With a new menu made for full-service in the works, free chips and salsa are on the way, but authentic, fresh made Mexican food is one thing that will never change at Green Ghost Tacos.
After only one year in business with a County Line Road take-out location, Torres added a Fondren location in 2016 to capitalize on the customer base driving north for his food. Their cravings have renewed his passion.
“Coming to Fondren has been a great experience,” he said. “I had forgotten what full service was. It’s broadened our knowledge of the restaurant business.”
Torres, a mostly lifelong Jacksonian (his family came to Mississippi from Mexico when he was in junior high school in 1994) moved to Chicago after his graduation from Murrah to study e-commerce but wound up in the restaurant business instead.
“I had never owned my own place, but, as a director of operations, I was responsible for close to 50 locations and 800 employees,” he said. “The timing (for Green Ghost) was perfect.”

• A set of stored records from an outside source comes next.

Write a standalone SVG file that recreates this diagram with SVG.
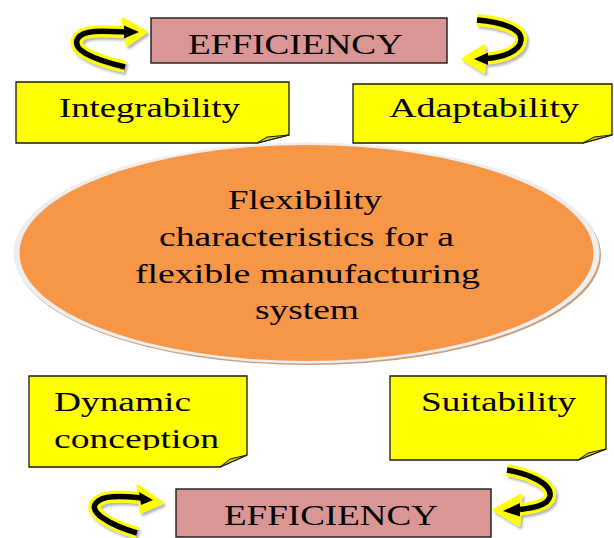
<svg xmlns="http://www.w3.org/2000/svg" width="614" height="538" viewBox="0 0 614 538">
  <style>
    .lbl { font-family: "Liberation Serif", "Times New Roman", serif; fill: #000; }
    .note { fill: #FFFF00; stroke: #1a1a1a; stroke-width: 1.3; }
    .fold { fill: #C9C92A; stroke: #1a1a1a; stroke-width: 1; stroke-linejoin: round; }
    .eff { fill: #D99694; stroke: #1a1a1a; stroke-width: 1.4; }
    .shaft-y { fill: none; stroke: #FFFF00; stroke-width: 12; stroke-linecap: butt; }
    .shaft-k { fill: none; stroke: #000; stroke-width: 5.5; stroke-linecap: butt; }
    .head-y { fill: #FFFF00; stroke: #FFFF00; stroke-width: 3; stroke-linejoin: round; }
    .head-k { fill: #000; }
  </style>
  <defs>
    <filter id="soft" x="-20%" y="-20%" width="140%" height="140%">
      <feDropShadow dx="2" dy="2.5" stdDeviation="1.2" flood-color="#777" flood-opacity="0.55"/>
    </filter>
    <clipPath id="clipDyn">
      <rect x="29" y="376" width="218" height="74"/>
    </clipPath>
  </defs>

  <rect width="614" height="538" fill="#fff"/>

  <!-- central ellipse -->
  <g id="center">
    <ellipse cx="308" cy="255" rx="293" ry="110" fill="#C9A07E"/>
    <ellipse cx="306.5" cy="253" rx="293" ry="110.5" fill="#EEEEEE"/>
    <ellipse cx="306.5" cy="253" rx="287" ry="108" fill="#F79646"/>
    <text class="lbl" font-size="27" x="228" y="209" textLength="154" lengthAdjust="spacingAndGlyphs">Flexibility</text>
    <text class="lbl" font-size="27" x="159" y="246" textLength="295" lengthAdjust="spacingAndGlyphs">characteristics for a</text>
    <text class="lbl" font-size="27" x="135" y="283" textLength="345" lengthAdjust="spacingAndGlyphs">flexible manufacturing</text>
    <text class="lbl" font-size="27" x="255" y="319" textLength="104" lengthAdjust="spacingAndGlyphs">system</text>
  </g>

  <!-- efficiency banners -->
  <g id="efficiency-top">
    <rect class="eff" x="151" y="18" width="296" height="45"/>
    <text class="lbl" font-size="29" x="188" y="54" textLength="215" lengthAdjust="spacingAndGlyphs">EFFICIENCY</text>
  </g>
  <g id="efficiency-bottom">
    <rect class="eff" x="176" y="489" width="315" height="48"/>
    <text class="lbl" font-size="29" x="224" y="525" textLength="214" lengthAdjust="spacingAndGlyphs">EFFICIENCY</text>
  </g>

  <!-- sticky notes -->
  <g id="integrability">
    <path class="note" d="M16 82 H289 V135 L257 143 H16 Z"/>
    <path class="fold" d="M257 143 L267 137 L289 135 Z"/>
    <text class="lbl" font-size="28" x="59" y="117" textLength="181" lengthAdjust="spacingAndGlyphs">Integrability</text>
  </g>
  <g id="adaptability">
    <path class="note" d="M353 84 H612 V135 L583 143 H353 Z"/>
    <path class="fold" d="M583 143 L594 137 L612 135 Z"/>
    <text class="lbl" font-size="28" x="389" y="117" textLength="190" lengthAdjust="spacingAndGlyphs">Adaptability</text>
  </g>
  <g id="dynamic-conception">
    <path class="note" d="M29 376 H247 V455 L220 467 H29 Z"/>
    <path class="fold" d="M220 467 L230 459 L247 455 Z"/>
    <g clip-path="url(#clipDyn)">
      <text class="lbl" font-size="27" x="54" y="411" textLength="137" lengthAdjust="spacingAndGlyphs">Dynamic</text>
      <text class="lbl" font-size="27" x="54" y="448" textLength="165" lengthAdjust="spacingAndGlyphs">conception</text>
    </g>
  </g>
  <g id="suitability">
    <path class="note" d="M390 376 H606 V449 L578 460 H390 Z"/>
    <path class="fold" d="M578 460 L588 453 L606 449 Z"/>
    <text class="lbl" font-size="27" x="421" y="411" textLength="155" lengthAdjust="spacingAndGlyphs">Suitability</text>
  </g>

  <!-- curved cycle arrows -->
  <g id="connectors">
    <g id="arrow-top-left" filter="url(#soft)">
      <path class="shaft-y" d="M125 67 C95 60 70 50 78 38 C84 29 105 31 128 32"/>
      <polygon class="head-y" points="123,19 146,32 127,45"/>
      <path class="shaft-k" d="M125 67 C95 60 70 50 78 38 C84 29 105 31 128 32"/>
      <polygon class="head-k" points="124,25.5 139,32 124,38.5"/>
    </g>
    <g id="arrow-top-right" filter="url(#soft)">
      <path class="shaft-y" d="M477 20 C500 22 522 28 521 40 C520 52 502 57 487 58.5"/>
      <polygon class="head-y" points="484,46 463,59 484,72"/>
      <path class="shaft-k" d="M477 20 C500 22 522 28 521 40 C520 52 502 57 487 58.5"/>
      <polygon class="head-k" points="488,52.5 474,59 488,65"/>
    </g>
    <g id="arrow-bottom-left" filter="url(#soft)">
      <path class="shaft-y" d="M137 533 C110 525 88 512 96 503 C102 495 120 496 142 498"/>
      <polygon class="head-y" points="138,486 162,503 141,512"/>
      <path class="shaft-k" d="M137 533 C110 525 88 512 96 503 C102 495 120 496 142 498"/>
      <polygon class="head-k" points="139,492 153,500 141,505"/>
    </g>
    <g id="arrow-bottom-right" filter="url(#soft)">
      <path class="shaft-y" d="M507 470 C530 474 552 484 550 496 C548 506 532 508 520 509.5"/>
      <polygon class="head-y" points="521,495 494,510 519,525"/>
      <path class="shaft-k" d="M507 470 C530 474 552 484 550 496 C548 506 532 508 520 509.5"/>
      <polygon class="head-k" points="520,503 503,511 520,516.5"/>
    </g>
  </g>
</svg>
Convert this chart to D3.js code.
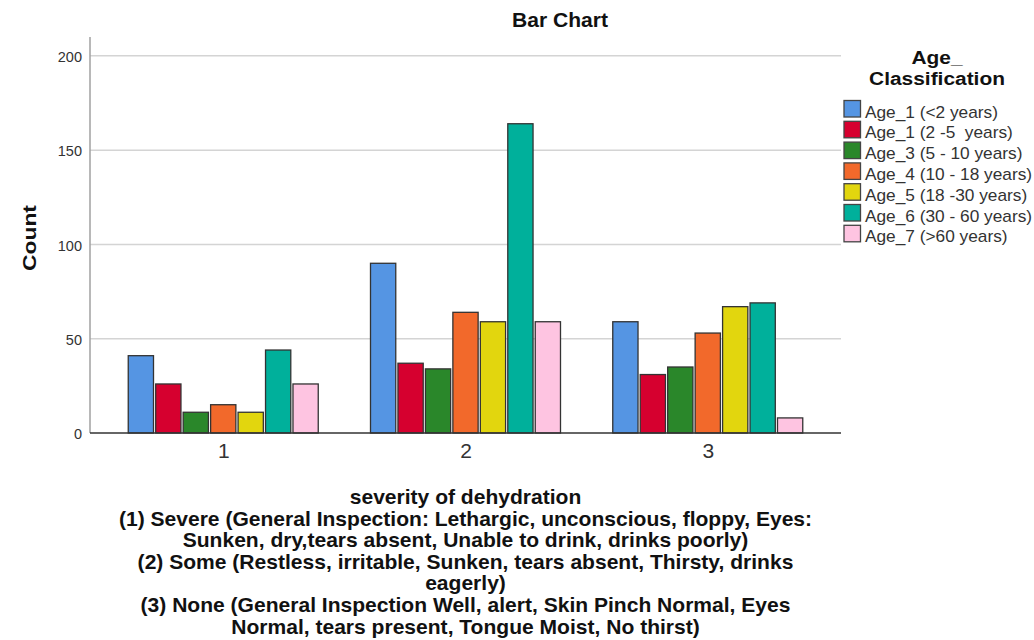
<!DOCTYPE html>
<html>
<head>
<meta charset="utf-8">
<script src="https://cdnjs.cloudflare.com/ajax/libs/d3/7.8.5/d3.min.js"></script>
<style>
  body { margin: 0; background: #fff; }
  svg { font-family: "Liberation Sans", Arial, sans-serif; }
  text { white-space: pre; }
</style>
</head>
<body>
<svg id="chart" width="1034" height="640"></svg>
<script>
// categories on x (severity of dehydration)
const categories = ["1", "2", "3"];
// age groups (legend)
const ageGroups = [
  "Age_1 (<2 years)",
  "Age_1 (2 -5  years)",
  "Age_3 (5 - 10 years)",
  "Age_4 (10 - 18 years)",
  "Age_5 (18 -30 years)",
  "Age_6 (30 - 60 years)",
  "Age_7 (>60 years)"
];
const ageColors = ["#5595e3", "#d6002f", "#2a872a", "#f2692b", "#e2d60e", "#00b09b", "#fec4e1"];
// counts per category, one entry per age group
const counts1 = [41, 26, 11, 15, 11, 44, 26];
const counts2 = [90, 37, 34, 64, 59, 164, 59];
const counts3 = [59, 31, 35, 53, 67, 69, 8];
const yTicks = [0, 50, 100, 150, 200];
const xTitleLines = [
  "severity of dehydration",
  "(1) Severe (General Inspection: Lethargic, unconscious, floppy, Eyes:",
  "Sunken, dry,tears absent, Unable to drink, drinks poorly)",
  "(2) Some (Restless, irritable, Sunken, tears absent, Thirsty, drinks",
  "eagerly)",
  "(3) None (General Inspection Well, alert, Skin Pinch Normal, Eyes",
  "Normal, tears present, Tongue Moist, No thirst)"
];

const allCounts = [counts1, counts2, counts3];
const svg = d3.select("#chart");
const margin = {top: 37, left: 90, right: 193, bottom: 207};
const W = +svg.attr("width"), H = +svg.attr("height");
const plotR = W - margin.right;
const plotB = H - margin.bottom;
const stretch = 1.08; // text in the original is a little wide

const y = d3.scaleLinear().domain([0, 210]).range([plotB, margin.top]);
const x = d3.scalePoint().domain(categories).range([margin.left, plotR]).padding(0.55);
const xs = d3.scaleBand().domain(d3.range(ageGroups.length)).range([-95, 95]).paddingInner(0.08);

// gridlines
svg.append("g")
  .selectAll("line")
  .data(yTicks.filter(d => d > 0))
  .join("line")
  .attr("x1", margin.left).attr("x2", plotR)
  .attr("y1", d => y(d)).attr("y2", d => y(d))
  .attr("stroke", "#d4d4d4").attr("stroke-width", 1.5);

// y axis
const yAxis = svg.append("g")
  .attr("transform", `translate(${margin.left},0)`)
  .call(d3.axisLeft(y).tickValues(yTicks).tickSize(0).tickPadding(8));
yAxis.select(".domain").attr("stroke", "#a0a0a0").attr("stroke-width", 1.5)
  .attr("d", `M0,${margin.top}V${plotB}`);
yAxis.selectAll("text").attr("font-size", 14.5).attr("fill", "#333").attr("dy", "0.4em")
  .attr("font-family", "Liberation Sans, Arial, sans-serif");

// bars
const groups = svg.append("g")
  .selectAll("g")
  .data(categories)
  .join("g")
  .attr("transform", d => `translate(${x(d)},0)`);

groups.selectAll("rect")
  .data((c, i) => allCounts[i].map((v, k) => ({k, v})))
  .join("rect")
  .attr("x", d => xs(d.k))
  .attr("width", xs.bandwidth())
  .attr("y", d => y(d.v))
  .attr("height", d => plotB - y(d.v))
  .attr("fill", d => ageColors[d.k])
  .attr("stroke", "#333")
  .attr("stroke-width", 1.3);

// x axis
const xAxis = svg.append("g")
  .attr("transform", `translate(0,${plotB})`)
  .call(d3.axisBottom(x).tickSize(0).tickPadding(12));
xAxis.select(".domain").attr("stroke", "#333").attr("stroke-width", 1.5)
  .attr("d", `M${margin.left},0H${plotR}`);
xAxis.selectAll("text").attr("font-size", 21).attr("fill", "#333").attr("dy", "0.62em")
  .attr("font-family", "Liberation Sans, Arial, sans-serif");

// title
svg.append("text")
  .attr("transform", `translate(560,27) scale(${stretch},1)`)
  .attr("text-anchor", "middle")
  .attr("font-size", 19.5).attr("font-weight", "bold").attr("fill", "#111")
  .text("Bar Chart");

// y title
svg.append("text")
  .attr("transform", `translate(35.5,238) rotate(-90) scale(1.2,1)`)
  .attr("text-anchor", "middle")
  .attr("font-size", 19).attr("font-weight", "bold").attr("fill", "#111")
  .text("Count");

// x title
svg.append("g")
  .selectAll("text")
  .data(xTitleLines)
  .join("text")
  .attr("transform", (d, i) => `translate(${(margin.left + plotR) / 2},${504 + i * 21.6}) scale(${stretch},1)`)
  .attr("text-anchor", "middle")
  .attr("font-size", 19.5).attr("font-weight", "bold").attr("fill", "#111")
  .text(d => d);

// legend
const legend = svg.append("g");
legend.selectAll("text.title")
  .data(["Age_", "Classification"])
  .join("text")
  .attr("class", "title")
  .attr("transform", (d, i) => `translate(937,${63.5 + i * 21.5}) scale(1.1,1)`)
  .attr("text-anchor", "middle")
  .attr("font-size", 19).attr("font-weight", "bold").attr("fill", "#111")
  .text(d => d);

const items = legend.selectAll("g.item")
  .data(ageGroups)
  .join("g")
  .attr("class", "item")
  .attr("transform", (d, i) => `translate(844,${100.5 + i * 20.8})`);
items.append("rect")
  .attr("width", 16.5).attr("height", 16.5)
  .attr("fill", (d, i) => ageColors[i])
  .attr("stroke", "#444").attr("stroke-width", 1.3);
items.append("text")
  .attr("transform", `translate(21,17) scale(${stretch},1)`)
  .attr("font-size", 16).attr("fill", "#333")
  .text(d => d);
</script>
</body>
</html>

Everything at Green Ghost Tacos is made from scratch. “Not a can in the place,” Torres said, hydrating his own peppers and boiling Roma tomatoes to create fresh-made salsa.
How authentic is the food? “All of the recipes are my mom’s,” Torres explained. “You guys get everything I ate as a child!”
While adding more dishes to the new menu is the hope, it’s a balancing act. “We tried serving brains and tripe but it’s a little too much for this crowd. We do hope to add more vegetables and more meats.”
Being among 21 locally-owned restaurants, bars, bakeries and coffee shops is good for Torres – and good for the neighborhood.
“No one cares more than someone who is local, who grew up here, who has a reputation to maintain,” he said. “You don’t find that outside Fondren. The food comes from someone who you know, someone you went to school with. That’s what makes it special.”